David Lereah, the NAR's chief economist, said the fourth-quarter slowdown should stabilize during the first six months of this year, as the markets adjust to the slower economy. "The expected economic rebound in the second half of this year should bode well for all commercial real estate markets. Vacancy rates should remain generally low, while rent increases will be modest compared to the overall rate of inflation," he says. "The double-digit rent hikes we observed in a number of major markets will not be repeated in 2001, given generally weaker economic conditions."

In the office markets, dot-com failures and the slowing economy had a slight impact on the 54 major markets tracked during the fourth quarter, boosting inventory levels 2.9%. The vacancy rate was 9.9% for all of 2000, down from 10.3% in 1999. Its figures show inflation-adjusted office rent rose 7% last year. Construction climbed to 59 million sf in the fourth quarter, up 7% from 1999.

While the NAR predicts a moderate growth in office demand this year, it says new space will outpace it, boosting vacancy rates to 10.8%. Inflation-adjusted rents will grow at 3.8%. The hottest office markets this year are expected to be Boston, Austin, San Jose, San Diego and Orange County, CA.

In the warehouse market, the group reports manufacturing weakness led to a drop in overall inventory growth. It projects the outlook for warehouse space to be strong but weaker than last year. Warehouse rents, adjusted for inflation are projected to rise 1.2%, with the hottest markets in Milwaukee, Palm Beach County, FL, Orange County, Riverside and East Bay CA.

In the retail arena, some 26 million sf was absorbed in the fourth quarter, down 17% from the third quarter, reflecting the closing of huge retailers including Montgomery Ward and Bradlees. The NAR considers the absorption level strong. The national vacancy rate for 2000 was 9.5%, down 0.7% from 1999, and is expected to rise to 9.9% this year.

Rents rose 3.2% in the fourth quarter, down slightly from the 3.6% growth the previous quarter, and overall, rents are expected to rise only 1.8% this year. Based on rent growth, the hottest retail markets are expected to be in Palm Beach County, FL, San Francisco, Portland OR, Denver and Houston.

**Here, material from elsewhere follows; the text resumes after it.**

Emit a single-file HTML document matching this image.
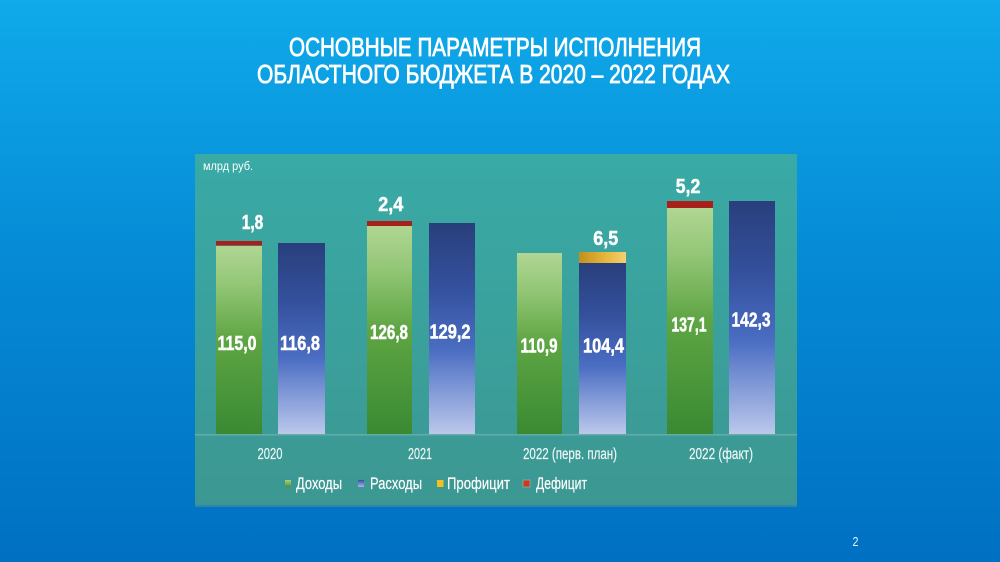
<!DOCTYPE html>
<html>
<head>
<meta charset="utf-8">
<style>
html,body{margin:0;padding:0;width:1000px;height:562px;overflow:hidden;}
svg{display:block;}
text{font-family:"Liberation Sans","DejaVu Sans",sans-serif;}
</style>
</head>
<body>
<svg width="1000" height="562" viewBox="0 0 1000 562" xmlns="http://www.w3.org/2000/svg">
<defs>
<linearGradient id="bg" x1="0" y1="0" x2="0" y2="1">
<stop offset="0" stop-color="#0faaea"/>
<stop offset="0.45" stop-color="#068bd6"/>
<stop offset="1" stop-color="#0070c2"/>
</linearGradient>
<linearGradient id="panel" x1="0" y1="0" x2="0" y2="1">
<stop offset="0" stop-color="#39aaa6"/>
<stop offset="1" stop-color="#3c9792"/>
</linearGradient>
<linearGradient id="gr" x1="0" y1="0" x2="0" y2="1">
<stop offset="0" stop-color="#b0d693"/>
<stop offset="0.2" stop-color="#94c777"/>
<stop offset="0.5" stop-color="#5ea543"/>
<stop offset="1" stop-color="#3a8a33"/>
</linearGradient>
<linearGradient id="bl" x1="0" y1="0" x2="0" y2="1">
<stop offset="0" stop-color="#293f7c"/>
<stop offset="0.3" stop-color="#34509c"/>
<stop offset="0.6" stop-color="#4a6dc2"/>
<stop offset="1" stop-color="#bcc8ec"/>
</linearGradient>
<linearGradient id="gold" x1="0" y1="0" x2="1" y2="0">
<stop offset="0" stop-color="#c48f1c"/>
<stop offset="0.6" stop-color="#e8b840"/>
<stop offset="1" stop-color="#f4d070"/>
</linearGradient>
<linearGradient id="lgg" x1="0" y1="0" x2="0" y2="1">
<stop offset="0" stop-color="#a8d080"/>
<stop offset="1" stop-color="#4a9238"/>
</linearGradient>
<linearGradient id="lgb" x1="0" y1="0" x2="0" y2="1">
<stop offset="0" stop-color="#34509c"/>
<stop offset="1" stop-color="#a8b8e8"/>
</linearGradient>
</defs>

<rect x="0" y="0" width="1000" height="562" fill="url(#bg)"/>

<!-- title -->
<text x="289" y="56" font-size="26" fill="#ffffff" stroke="#ffffff" stroke-width="0.8" textLength="412" lengthAdjust="spacingAndGlyphs">ОСНОВНЫЕ ПАРАМЕТРЫ ИСПОЛНЕНИЯ</text>
<text x="257" y="83" font-size="26" fill="#ffffff" stroke="#ffffff" stroke-width="0.8" textLength="473" lengthAdjust="spacingAndGlyphs">ОБЛАСТНОГО БЮДЖЕТА В 2020 – 2022 ГОДАХ</text>

<!-- panel -->
<rect x="195" y="154" width="602" height="352" fill="url(#panel)"/>
<rect x="195" y="505" width="602" height="2" fill="#2f86a8"/>

<text x="203" y="170" font-size="12" fill="#ffffff" textLength="50" lengthAdjust="spacingAndGlyphs">млрд руб.</text>

<!-- bars -->
<rect x="216" y="246" width="46" height="188" fill="url(#gr)"/>
<rect x="216" y="241" width="46" height="4.5" fill="#a8201a"/>
<rect x="278" y="243" width="47" height="191" fill="url(#bl)"/>
<rect x="367" y="226" width="45" height="208" fill="url(#gr)"/>
<rect x="367" y="221" width="45" height="5" fill="#a8201a"/>
<rect x="429" y="223" width="46" height="211" fill="url(#bl)"/>
<rect x="517" y="253" width="45" height="181" fill="url(#gr)"/>
<rect x="579" y="263" width="47" height="171" fill="url(#bl)"/>
<rect x="579" y="252" width="47" height="11" fill="url(#gold)"/>
<rect x="667" y="208" width="46" height="226" fill="url(#gr)"/>
<rect x="667" y="201" width="46" height="7" fill="#a8201a"/>
<rect x="729" y="201" width="46" height="233" fill="url(#bl)"/>

<!-- axis -->
<rect x="195" y="434" width="602" height="1.5" fill="#63aca7"/>

<!-- value labels -->
<g font-size="20" font-weight="bold" fill="#ffffff" stroke="#ffffff" stroke-width="0.5" text-anchor="middle">
<text x="237" y="350" textLength="39" lengthAdjust="spacingAndGlyphs">115,0</text>
<text x="300" y="350" textLength="40" lengthAdjust="spacingAndGlyphs">116,8</text>
<text x="389" y="339" textLength="38" lengthAdjust="spacingAndGlyphs">126,8</text>
<text x="450" y="338.5" textLength="41" lengthAdjust="spacingAndGlyphs">129,2</text>
<text x="539" y="352.5" textLength="37" lengthAdjust="spacingAndGlyphs">110,9</text>
<text x="603.5" y="352.5" textLength="41" lengthAdjust="spacingAndGlyphs">104,4</text>
<text x="689" y="331.5" textLength="35" lengthAdjust="spacingAndGlyphs">137,1</text>
<text x="751" y="326.5" textLength="39" lengthAdjust="spacingAndGlyphs">142,3</text>

<text x="252.5" y="229" textLength="21.5" lengthAdjust="spacingAndGlyphs">1,8</text>
<text x="390.8" y="211" textLength="25" lengthAdjust="spacingAndGlyphs">2,4</text>
<text x="605.8" y="245" textLength="25" lengthAdjust="spacingAndGlyphs">6,5</text>
<text x="688" y="193" textLength="24.5" lengthAdjust="spacingAndGlyphs">5,2</text>
</g>

<!-- category labels -->
<g font-size="15.5" fill="#eef7f6" stroke="#eef7f6" stroke-width="0.2" text-anchor="middle">
<text x="270" y="459" textLength="25" lengthAdjust="spacingAndGlyphs">2020</text>
<text x="420" y="459" textLength="24" lengthAdjust="spacingAndGlyphs">2021</text>
<text x="570" y="459" textLength="94" lengthAdjust="spacingAndGlyphs">2022 (перв. план)</text>
<text x="721" y="459" textLength="64" lengthAdjust="spacingAndGlyphs">2022 (факт)</text>
</g>

<!-- legend -->
<rect x="285" y="480" width="6" height="7" fill="url(#lgg)"/>
<rect x="358" y="480" width="6" height="7" fill="url(#lgb)"/>
<rect x="437" y="480" width="6.5" height="7" fill="#f2c020"/>
<rect x="523" y="480" width="7" height="7" fill="#cc3a1c" stroke="#9aa8a6" stroke-width="0.8"/>
<g font-size="16.5" fill="#ffffff" stroke="#ffffff" stroke-width="0.2">
<text x="296" y="489" textLength="46" lengthAdjust="spacingAndGlyphs">Доходы</text>
<text x="370" y="489" textLength="52" lengthAdjust="spacingAndGlyphs">Расходы</text>
<text x="447" y="489" textLength="63" lengthAdjust="spacingAndGlyphs">Профицит</text>
<text x="536" y="489" textLength="51" lengthAdjust="spacingAndGlyphs">Дефицит</text>
</g>

<!-- page number -->
<text x="852.5" y="546" font-size="13" fill="#e6f2fa" textLength="6" lengthAdjust="spacingAndGlyphs">2</text>
</svg>
</body>
</html>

In the lodging market, NAR expects growth to slow in 2001 as a result of a general softening in the market. Revenue per available room is expected to grow 3.3%. Based on revenue per available room, the hottest lodging markets this year are expected to be in Boston, Los Angeles; San Francisco, Orange County and Riverside, CA.

In the multifamily sector, renter population increased in the fourth quarter, resulting in the absorption of 42,200 units. At the same time, 52,300 new units were completed, according to the NAR. In the 54 markets tracked, vacancy rates were low at 5% and rents rose 5.2%. The NAR's outlook for multifamily housing projects shows solid growth for the first six months of this year, slowing in the second half. Vacancy rates are expected to slowly rise to 5.5%. Inflation-adjusted rent is projected to increase 2.9%. Based on rent growth, the hottest multifamily markets are expected to be in Austin, San Diego, San Jose, Northern New Jersey and East Bay, CA.